Cette pétition me laisse donc pour le moins perplexe. En ce qui me concerne, je serai naturellement, avec mon groupe, pour le dépôt de cette pétition sur le bureau du Grand Conseil; mais je sais que nous ne serons pas suivis. 

Mme Myriam Sormanni (S). J'ai oublié de préciser quelque chose tout à l'heure en entendant Christian Grobet demander des explications par rapport au testament. Il a effectivement raison. Lors de l'audition, il est apparu que M. Blardone est devenu, vers la fin de sa vie, dépendant de l'aide d'autrui, notamment des services sociaux. C'est pour cela que l'Etat a un droit de préemption sur ce bâtiment, parce que M. Blardone avait des dettes. Les personnes qui sont venues nous en parler, dont je ne me rappelle maintenant plus le nom, ont expliqué que cinq ou six personnes étaient couchées à l'origine sur son testament. Il s'est avéré que l'une d'entre elles s'est occupée bénévolement de lui, faisant ses courses et lui prodiguant d'autres soins. Que s'est-il passé par la suite ? Un promoteur a réussi à convaincre M. Blardone de figurer tout seul sur le testament ! Le hic, c'est que la personne en question avait auparavant vu les papiers. Entre-temps, ces papiers ont disparu. Il semblerait qu'il n'y ait plus grand-chose à faire de ce côté-là. Mais on est quand même en face de quelque chose d'un peu douteux. Je crois donc qu'il vaut la peine de creuser. 

M. Laurent Moutinot. J'ai probablement le privilège d'être le seul parmi vous à voir plusieurs fois par jour la maison Blardone, pour la simple et bonne raison que je ne peux voir que la maison Blardone lorsque je jette un coup d'oeil par ma fenêtre !

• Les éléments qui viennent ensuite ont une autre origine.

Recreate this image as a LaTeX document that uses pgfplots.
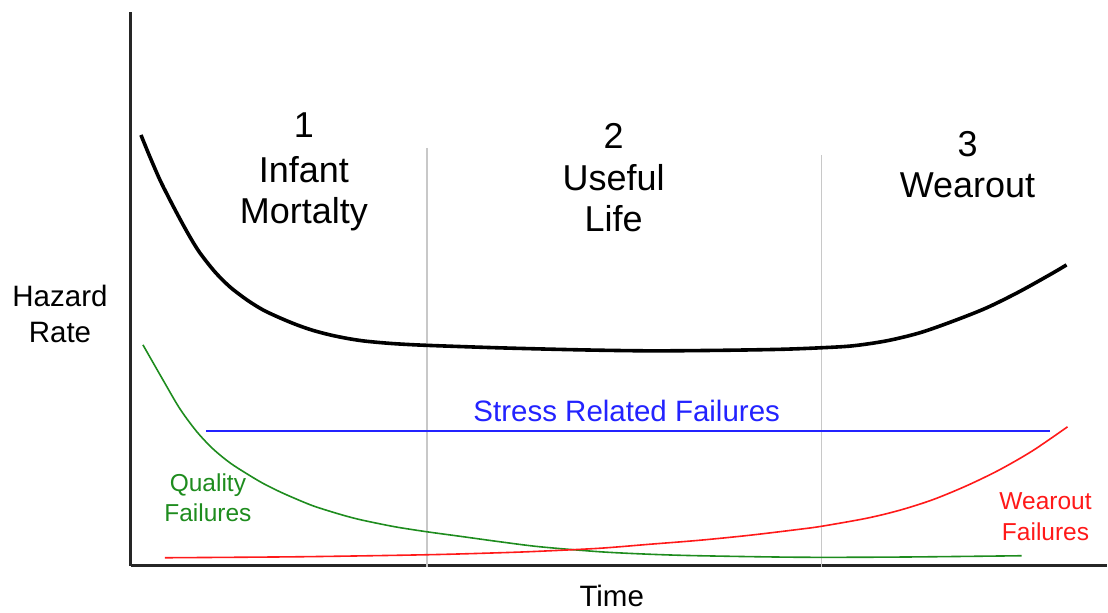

M. Grobet m'a demandé ce qu'il en était au sujet du testament. La réponse est la suivante. La Croix-Rouge, qui était le légataire, a répudié la succession. Il en découle par conséquent que la Justice de paix a charge maintenant de trouver d'éventuels héritiers légaux. Elle a un délai, sauf erreur de ma part, d'une année pour ce faire. Si elle ne trouve pas d'héritiers légaux ou que lesdits héritiers légaux répudient la succession, l'Etat de Genève héritera de cette maison. Il va de soi que, dans la mesure où il n'y a actuellement pas de propriétaire institué de ce terrain, j'ai suspendu la requête en autorisation de construire déposée devant le département, puisqu'il n'y a plus personne pour la soutenir. Nous verrons donc, Mesdames et Messieurs les députés, si nous avons un jour un propriétaire en face de nous, avec lequel il conviendra de discuter, ou si l'Etat de Genève se retrouvera lui-même propriétaire de ce cadeau embarrassant. Pourquoi embarrassant ? Parce qu'il y a des avis manifestement contradictoires. Il y a l'intérêt de construire la ville en ville, notamment pour répondre à la pénurie de logements. Il y a l'intérêt de prendre en compte, avec tout le respect qu'elle mérite, la position de la Ville de Genève. Il y a l'aspect souvenir, parce que l'aspect patrimonial est un peu difficile à soutenir dans ce dossier. Ceux qui connaissent la maison savent qu'elle a été coupée. J'ai des photos de cette maison à l'époque de sa construction. Elle était alors rectangulaire, ce qui est assez logique. Mais lors de la construction du bâtiment voisin avec le mur d'attente, on en a mangé à peu près un quart et en travers. Il y a encore des problèmes d'urbanisme et de parcellaire foncier compliqués entre l'alignement des Plantaporrêts et l'alignement du boulevard Saint-Georges. Tout cela fait, Mesdames et Messieurs, dans l'attente de ces différents paramètres, pertinents, qui nous permettront un jour ou l'autre de prendre une décision, que je peux vous rassurer. Il ne va rien se passer dans l'immédiat, tant et aussi logntemps que nous ne savons pas qui est notre interlocuteur. Si l'interlocuteur est l'Etat lui-même, vous aurez forcément, d'une manière ou d'une autre, à vous prononcer à nouveau sur ce sujet. 

Le président. Nous allons passer au vote. Deux propositions ont été faites, celle de la commission, qui préavise en faveur du renvoi au Conseil d'Etat, et celle présentée par Mme Hagmann en faveur du dépôt sur le bureau du Grand Conseil.

Mises aux voix, les conclusions de la commission des pétitions (renvoi de la pétition au Conseil d'Etat) sont adoptées.